# [DESCRIPTION OF THE TASK]
Please output every line of the material as it stands, without the pictures.

━━━ RECORDED DATA ━━━

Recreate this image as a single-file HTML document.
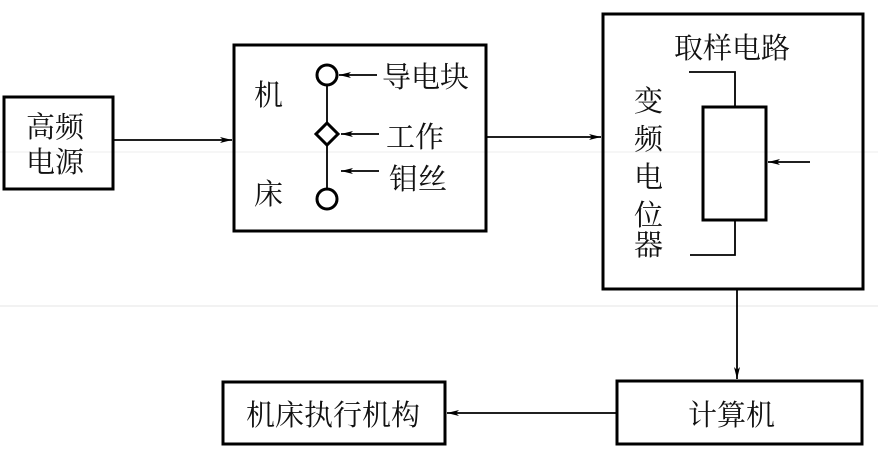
<!DOCTYPE html>
<html><head><meta charset="utf-8"><style>
body{margin:0;background:#fff}
svg{display:block}
text{font-family:"Liberation Serif","Noto Serif CJK SC",serif;fill:#111}
</style></head><body>
<svg width="878" height="462" viewBox="0 0 878 462" xmlns="http://www.w3.org/2000/svg">
<defs><marker id="a" viewBox="0 0 12 6" refX="12" refY="3" markerWidth="12" markerHeight="6" orient="auto" markerUnits="userSpaceOnUse"><path d="M0,0 L12,3 L0,6 L3,3 z" fill="#000"/></marker></defs>
<line x1="0" y1="152" x2="878" y2="152" stroke="#eee"/>
<line x1="0" y1="306" x2="878" y2="306" stroke="#e4e4e4"/>
<g fill="none" stroke="#000" stroke-width="3">
<rect x="4" y="97" width="109" height="92"/>
<rect x="234" y="45" width="252" height="186"/>
<rect x="603" y="14" width="260" height="275"/>
<rect x="703" y="107" width="63" height="113"/>
<rect x="617" y="381" width="245" height="63"/>
<rect x="223" y="382" width="222" height="62"/>
</g>
<g fill="none" stroke="#000" stroke-width="1.8">
<line x1="113" y1="140" x2="232" y2="140" marker-end="url(#a)"/>
<line x1="487" y1="137" x2="601" y2="137" marker-end="url(#a)"/>
<line x1="737" y1="290" x2="737" y2="379" marker-end="url(#a)"/>
<line x1="616" y1="413" x2="447" y2="413" marker-end="url(#a)"/>
<line x1="810" y1="162" x2="768" y2="162" marker-end="url(#a)"/>
<line x1="377" y1="75" x2="339" y2="75" marker-end="url(#a)"/>
<line x1="379" y1="134" x2="341" y2="134" marker-end="url(#a)"/>
<line x1="379" y1="171" x2="341" y2="171" marker-end="url(#a)"/>
<polyline points="689,72 735,72 735,107"/>
<polyline points="735,220 735,255 690,255"/>
<line x1="327" y1="85" x2="327" y2="123"/>
<line x1="327" y1="144" x2="327" y2="188"/>
</g>
<g fill="#fff" stroke="#000" stroke-width="3">
<circle cx="327" cy="75" r="10"/>
<circle cx="327" cy="199" r="10"/>
<path d="M327,123 L338,134 L327,145 L316,134 z"/>
</g>
<g font-size="29">
<text x="26" y="137">高频</text>
<text x="26" y="172">电源</text>
<text x="254" y="105">机</text>
<text x="254" y="204">床</text>
<text x="382" y="87">导电块</text>
<text x="386" y="147">工作</text>
<text x="389" y="189">钼丝</text>
<text x="674" y="58">取样电路</text>
<text x="634" y="111">变</text>
<text x="634" y="149">频</text>
<text x="634" y="187">电</text>
<text x="634" y="225">位</text>
<text x="634" y="255">器</text>
<text x="688" y="425">计算机</text>
<text x="246" y="425">机床执行机构</text>
</g>
</svg>
</body></html>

━━━

# [REPLY TO THE EXERCISE]
Recreate this image as a single-file HTML document.
<!DOCTYPE html>
<html><head><meta charset="utf-8"><style>
body{margin:0;background:#fff}
svg{display:block}
text{font-family:"Liberation Serif","Noto Serif CJK SC",serif;fill:#111}
</style></head><body>
<svg width="878" height="462" viewBox="0 0 878 462" xmlns="http://www.w3.org/2000/svg">
<defs><marker id="a" viewBox="0 0 12 6" refX="12" refY="3" markerWidth="12" markerHeight="6" orient="auto" markerUnits="userSpaceOnUse"><path d="M0,0 L12,3 L0,6 L3,3 z" fill="#000"/></marker></defs>
<line x1="0" y1="152" x2="878" y2="152" stroke="#eee"/>
<line x1="0" y1="306" x2="878" y2="306" stroke="#e4e4e4"/>
<g fill="none" stroke="#000" stroke-width="3">
<rect x="4" y="97" width="109" height="92"/>
<rect x="234" y="45" width="252" height="186"/>
<rect x="603" y="14" width="260" height="275"/>
<rect x="703" y="107" width="63" height="113"/>
<rect x="617" y="381" width="245" height="63"/>
<rect x="223" y="382" width="222" height="62"/>
</g>
<g fill="none" stroke="#000" stroke-width="1.8">
<line x1="113" y1="140" x2="232" y2="140" marker-end="url(#a)"/>
<line x1="487" y1="137" x2="601" y2="137" marker-end="url(#a)"/>
<line x1="737" y1="290" x2="737" y2="379" marker-end="url(#a)"/>
<line x1="616" y1="413" x2="447" y2="413" marker-end="url(#a)"/>
<line x1="810" y1="162" x2="768" y2="162" marker-end="url(#a)"/>
<line x1="377" y1="75" x2="339" y2="75" marker-end="url(#a)"/>
<line x1="379" y1="134" x2="341" y2="134" marker-end="url(#a)"/>
<line x1="379" y1="171" x2="341" y2="171" marker-end="url(#a)"/>
<polyline points="689,72 735,72 735,107"/>
<polyline points="735,220 735,255 690,255"/>
<line x1="327" y1="85" x2="327" y2="123"/>
<line x1="327" y1="144" x2="327" y2="188"/>
</g>
<g fill="#fff" stroke="#000" stroke-width="3">
<circle cx="327" cy="75" r="10"/>
<circle cx="327" cy="199" r="10"/>
<path d="M327,123 L338,134 L327,145 L316,134 z"/>
</g>
<g font-size="29">
<text x="26" y="137">高频</text>
<text x="26" y="172">电源</text>
<text x="254" y="105">机</text>
<text x="254" y="204">床</text>
<text x="382" y="87">导电块</text>
<text x="386" y="147">工作</text>
<text x="389" y="189">钼丝</text>
<text x="674" y="58">取样电路</text>
<text x="634" y="111">变</text>
<text x="634" y="149">频</text>
<text x="634" y="187">电</text>
<text x="634" y="225">位</text>
<text x="634" y="255">器</text>
<text x="688" y="425">计算机</text>
<text x="246" y="425">机床执行机构</text>
</g>
</svg>
</body></html>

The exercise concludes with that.